The adage, “practice makes perfect” is not always true. Not all practice is created equally. Practice is often mistakenly seen as reviewing and perfecting things you already know how to do. Deliberate practice however focuses on consistently trying things you do not know how to do.

By pushing yourself beyond your current capabilities to develop strengths in new areas, you turn what you already know into intuition, thinking less about it the more you do it. This is the critical element people see as expertise.

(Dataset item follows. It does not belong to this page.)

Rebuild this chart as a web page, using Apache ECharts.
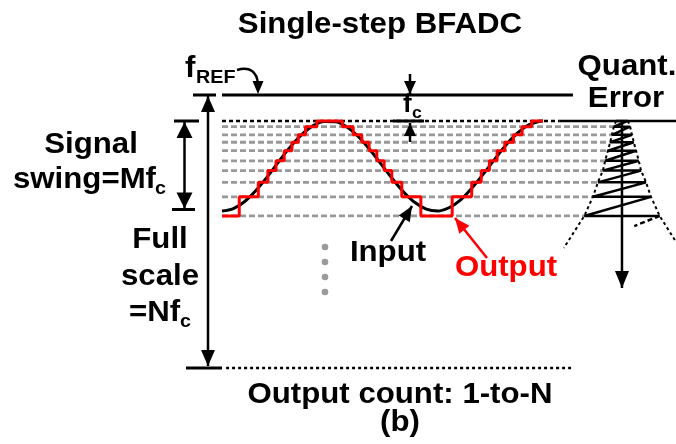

At 3800, we use our different backgrounds and very different skill sets to learn from each other. We use our expertise efficiently to help our clients whilst creating an environment of collaboration and true experimentation. 

Creating room to learn

We all acknowledge that there are many skills we want to hone and improve, something that can be quite difficult when it isn’t part of a specific design brief set up for a client. I therefore set a challenge for the team to take part in, in order to develop a skill we wanted to master.

For 100 days, we are committing daily time to an activity. Simple in essence, but certainly more difficult to execute than you might expect.

My challenge is to complete a sketch a day, to fine tune my skills and hopefully make a habit of engaging in sketching as something I enjoy. I will vary my approach in order to try new methods and styles of sketching I haven’t tried before.


Sketching, for me, is an integral part of the design process. It helps communicate what’s in your head in a way words can’t. It’s also something I’ve prided myself in being ‘good’ at, but never quite an ‘expert’.

After a short time committing to this daily practice (30+ days in) I can not only see myself improving, but I’m also enjoying the process of learning from my mistakes. We will have to see if this brings me up to a level I consider expert. 

Sharing the journey

Experts don’t shy away from sharing what they know and how they came to know it. Being humble about mistakes, sharing wins whilst learning from both is essential.

That’s why I have created Notice (@notice.studio). This will be my online scrapbook, as well as a destination for everything that I enjoy about design.

Somewhere I can share my experiments, successes, thoughts and failures. I want to encourage myself and others to “kill the perfectionist” and enjoy the journey.